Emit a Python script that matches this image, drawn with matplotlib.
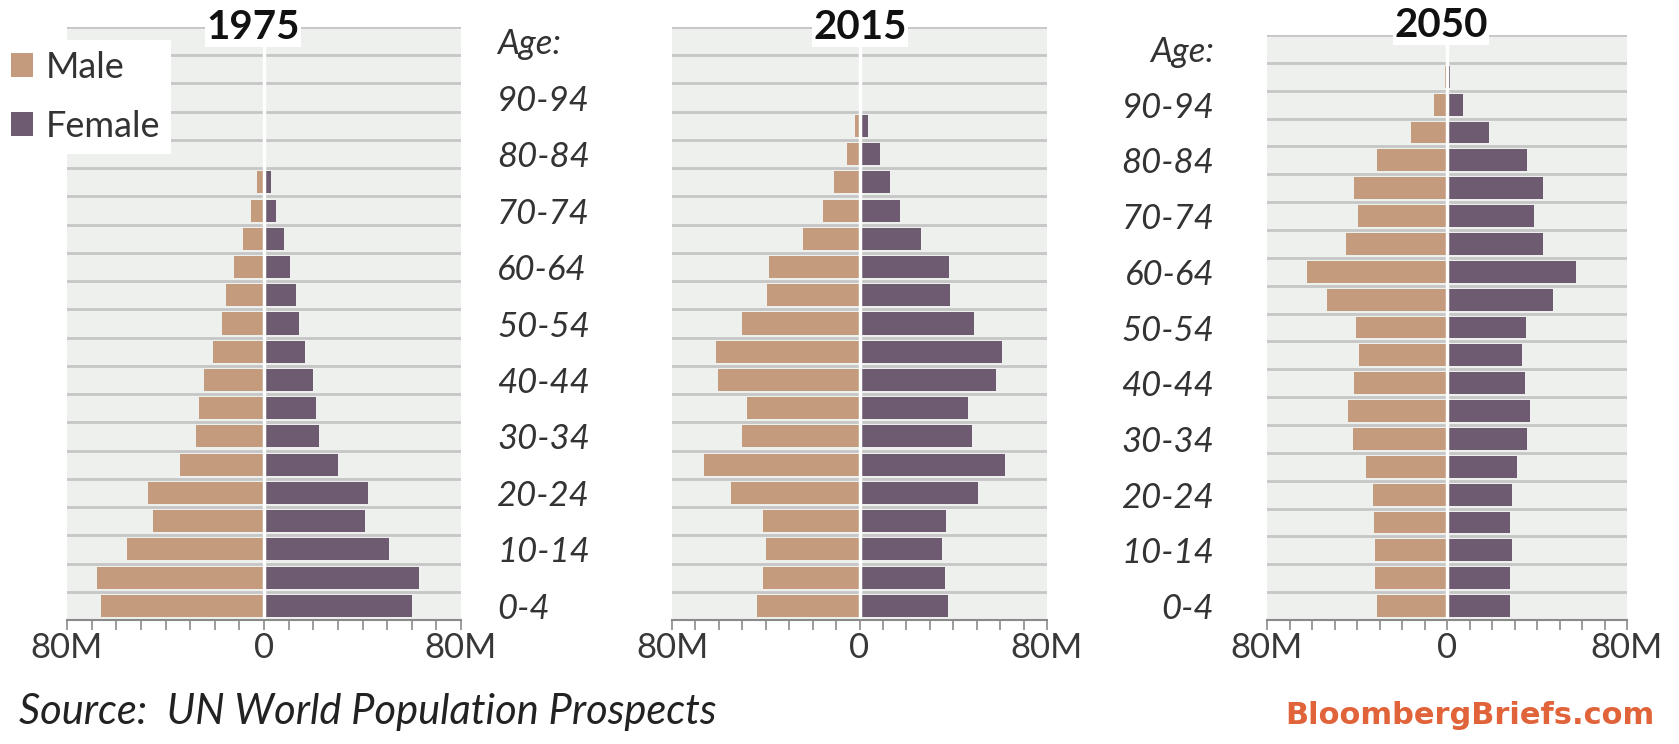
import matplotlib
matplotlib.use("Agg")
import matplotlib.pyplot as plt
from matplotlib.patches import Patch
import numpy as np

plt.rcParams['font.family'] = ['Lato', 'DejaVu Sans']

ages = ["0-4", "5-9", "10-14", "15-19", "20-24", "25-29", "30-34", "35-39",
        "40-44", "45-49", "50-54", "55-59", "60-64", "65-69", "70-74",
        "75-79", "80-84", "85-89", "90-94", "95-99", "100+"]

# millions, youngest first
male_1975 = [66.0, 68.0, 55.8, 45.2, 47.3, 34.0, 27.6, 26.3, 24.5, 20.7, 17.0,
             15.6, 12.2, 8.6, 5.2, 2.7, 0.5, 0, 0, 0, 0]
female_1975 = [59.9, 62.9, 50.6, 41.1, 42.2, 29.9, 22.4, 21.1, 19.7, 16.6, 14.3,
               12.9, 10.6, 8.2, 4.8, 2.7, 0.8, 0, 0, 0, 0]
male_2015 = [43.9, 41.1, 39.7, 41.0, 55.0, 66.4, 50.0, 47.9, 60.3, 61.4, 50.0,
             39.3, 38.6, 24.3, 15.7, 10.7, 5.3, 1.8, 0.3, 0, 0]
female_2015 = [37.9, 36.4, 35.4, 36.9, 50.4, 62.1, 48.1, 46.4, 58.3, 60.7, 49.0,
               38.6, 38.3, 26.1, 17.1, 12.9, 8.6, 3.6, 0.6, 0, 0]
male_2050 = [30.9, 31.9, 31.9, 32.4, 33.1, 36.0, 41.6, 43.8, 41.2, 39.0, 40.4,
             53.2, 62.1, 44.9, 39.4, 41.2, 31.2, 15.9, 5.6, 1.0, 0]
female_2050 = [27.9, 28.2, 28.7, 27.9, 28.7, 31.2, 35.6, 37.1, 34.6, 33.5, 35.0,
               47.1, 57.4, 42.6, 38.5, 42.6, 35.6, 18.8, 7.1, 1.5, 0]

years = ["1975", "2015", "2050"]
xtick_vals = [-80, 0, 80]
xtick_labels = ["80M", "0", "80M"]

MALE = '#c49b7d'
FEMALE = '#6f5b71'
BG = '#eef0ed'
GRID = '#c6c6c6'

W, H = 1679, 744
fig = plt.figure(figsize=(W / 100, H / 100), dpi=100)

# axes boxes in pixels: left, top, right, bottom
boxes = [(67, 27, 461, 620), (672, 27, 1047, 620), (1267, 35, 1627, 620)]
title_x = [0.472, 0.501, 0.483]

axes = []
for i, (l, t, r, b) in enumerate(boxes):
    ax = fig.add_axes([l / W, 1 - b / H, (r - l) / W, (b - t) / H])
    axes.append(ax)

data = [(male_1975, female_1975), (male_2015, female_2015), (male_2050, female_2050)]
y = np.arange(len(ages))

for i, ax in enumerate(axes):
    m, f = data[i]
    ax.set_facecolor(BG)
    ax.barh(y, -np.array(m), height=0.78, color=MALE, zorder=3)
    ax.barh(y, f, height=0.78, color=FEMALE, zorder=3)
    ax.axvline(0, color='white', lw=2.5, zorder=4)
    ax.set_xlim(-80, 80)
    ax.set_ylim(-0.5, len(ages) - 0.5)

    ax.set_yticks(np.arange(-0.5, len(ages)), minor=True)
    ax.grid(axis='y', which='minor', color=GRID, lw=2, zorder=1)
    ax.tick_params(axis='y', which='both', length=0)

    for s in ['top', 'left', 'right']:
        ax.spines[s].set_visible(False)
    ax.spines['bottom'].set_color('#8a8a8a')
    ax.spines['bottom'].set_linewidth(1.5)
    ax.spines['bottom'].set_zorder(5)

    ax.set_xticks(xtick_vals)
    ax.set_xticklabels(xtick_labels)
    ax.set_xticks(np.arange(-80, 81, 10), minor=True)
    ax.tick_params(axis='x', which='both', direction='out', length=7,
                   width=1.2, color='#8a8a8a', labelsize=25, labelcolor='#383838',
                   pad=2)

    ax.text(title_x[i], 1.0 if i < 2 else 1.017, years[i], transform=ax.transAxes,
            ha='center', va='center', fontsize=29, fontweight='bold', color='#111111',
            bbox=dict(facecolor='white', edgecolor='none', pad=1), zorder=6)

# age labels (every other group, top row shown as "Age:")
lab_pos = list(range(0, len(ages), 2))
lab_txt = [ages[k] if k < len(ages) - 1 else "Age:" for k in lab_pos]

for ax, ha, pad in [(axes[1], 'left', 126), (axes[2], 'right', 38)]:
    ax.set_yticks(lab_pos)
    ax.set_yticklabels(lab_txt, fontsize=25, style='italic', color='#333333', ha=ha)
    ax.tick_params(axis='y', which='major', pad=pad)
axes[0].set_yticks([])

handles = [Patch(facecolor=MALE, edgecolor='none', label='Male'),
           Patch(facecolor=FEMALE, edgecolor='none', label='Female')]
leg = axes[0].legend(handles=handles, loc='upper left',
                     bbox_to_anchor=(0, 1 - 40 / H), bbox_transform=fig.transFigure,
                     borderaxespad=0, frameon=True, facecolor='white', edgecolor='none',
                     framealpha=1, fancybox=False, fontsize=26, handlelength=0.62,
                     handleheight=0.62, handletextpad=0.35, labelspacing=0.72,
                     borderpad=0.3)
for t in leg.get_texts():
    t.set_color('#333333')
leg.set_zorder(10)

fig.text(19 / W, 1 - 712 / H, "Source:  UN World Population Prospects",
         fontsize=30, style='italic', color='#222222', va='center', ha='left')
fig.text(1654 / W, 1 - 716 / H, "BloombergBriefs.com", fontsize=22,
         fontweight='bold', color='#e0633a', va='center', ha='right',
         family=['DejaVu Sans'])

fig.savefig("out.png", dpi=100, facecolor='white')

§ Short problem: Pictures stay out. Repeat only the lines from the beginning of the data through the line that has "title_x = [0.472, 0.501, 0.483]".

§ Output for this task:
Emit a Python script that matches this image, drawn with matplotlib.
import matplotlib
matplotlib.use("Agg")
import matplotlib.pyplot as plt
from matplotlib.patches import Patch
import numpy as np

plt.rcParams['font.family'] = ['Lato', 'DejaVu Sans']

ages = ["0-4", "5-9", "10-14", "15-19", "20-24", "25-29", "30-34", "35-39",
        "40-44", "45-49", "50-54", "55-59", "60-64", "65-69", "70-74",
        "75-79", "80-84", "85-89", "90-94", "95-99", "100+"]

# millions, youngest first
male_1975 = [66.0, 68.0, 55.8, 45.2, 47.3, 34.0, 27.6, 26.3, 24.5, 20.7, 17.0,
             15.6, 12.2, 8.6, 5.2, 2.7, 0.5, 0, 0, 0, 0]
female_1975 = [59.9, 62.9, 50.6, 41.1, 42.2, 29.9, 22.4, 21.1, 19.7, 16.6, 14.3,
               12.9, 10.6, 8.2, 4.8, 2.7, 0.8, 0, 0, 0, 0]
male_2015 = [43.9, 41.1, 39.7, 41.0, 55.0, 66.4, 50.0, 47.9, 60.3, 61.4, 50.0,
             39.3, 38.6, 24.3, 15.7, 10.7, 5.3, 1.8, 0.3, 0, 0]
female_2015 = [37.9, 36.4, 35.4, 36.9, 50.4, 62.1, 48.1, 46.4, 58.3, 60.7, 49.0,
               38.6, 38.3, 26.1, 17.1, 12.9, 8.6, 3.6, 0.6, 0, 0]
male_2050 = [30.9, 31.9, 31.9, 32.4, 33.1, 36.0, 41.6, 43.8, 41.2, 39.0, 40.4,
             53.2, 62.1, 44.9, 39.4, 41.2, 31.2, 15.9, 5.6, 1.0, 0]
female_2050 = [27.9, 28.2, 28.7, 27.9, 28.7, 31.2, 35.6, 37.1, 34.6, 33.5, 35.0,
               47.1, 57.4, 42.6, 38.5, 42.6, 35.6, 18.8, 7.1, 1.5, 0]

years = ["1975", "2015", "2050"]
xtick_vals = [-80, 0, 80]
xtick_labels = ["80M", "0", "80M"]

MALE = '#c49b7d'
FEMALE = '#6f5b71'
BG = '#eef0ed'
GRID = '#c6c6c6'

W, H = 1679, 744
fig = plt.figure(figsize=(W / 100, H / 100), dpi=100)

# axes boxes in pixels: left, top, right, bottom
boxes = [(67, 27, 461, 620), (672, 27, 1047, 620), (1267, 35, 1627, 620)]
title_x = [0.472, 0.501, 0.483]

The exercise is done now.